Limitations of the MTD Pilot 

The NAO report also highlights the pilot’s limitations for MTD for self-assessment. HMRC had forecast that more than 15,500 business taxpayers would join the pilot. However, around a thousand taxpayers wanted to sign up for the pilot. Still, most were ineligible, leaving only 15 participants when the pilot was closed to new entrants. The pilot has now been put on hold and is being reviewed by HMRC. 

Recommendations and Technical Issues 

In response to these criticisms, the NAO recommends that HMRC prepare a separate business case for MTD for self-assessment. This would allow decision-makers to understand the full range of options’ costs, benefits, and delivery risks. The report also emphasises the need for greater clarity on how different groups of business taxpayers are affected. 

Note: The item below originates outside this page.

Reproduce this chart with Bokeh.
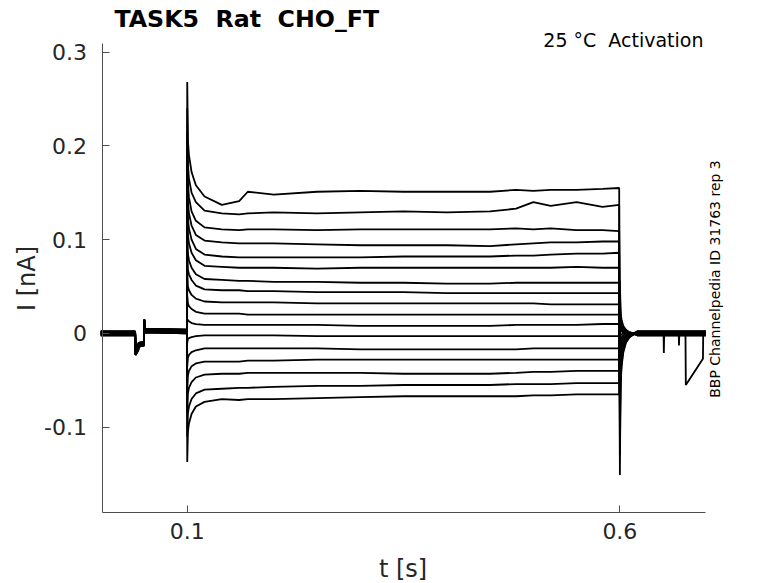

The report also identifies several technical issues that need to be resolved. These include how taxpayers with different year-ends or jointly-let property, or those represented by multiple agents, can report under the system. It also calls for an effective pilot to demonstrate how the arrangements would work in practice for taxpayers, their agents, and HMRC. 

Conclusion 

In conclusion, while the MTD initiative represents a significant step forward in modernising the UK tax system, it is clear that challenges need to be addressed. The criticisms highlighted in the report provide valuable insights into these challenges and offer a roadmap for overcoming them. With careful planning and execution, MTD has the potential to deliver on its promise of making tax administration more effective, efficient, and easier for taxpayers. However, it is crucial that HMRC addresses these criticisms and ensures transparency in its cost-benefit analysis to maintain the initiative’s credibility.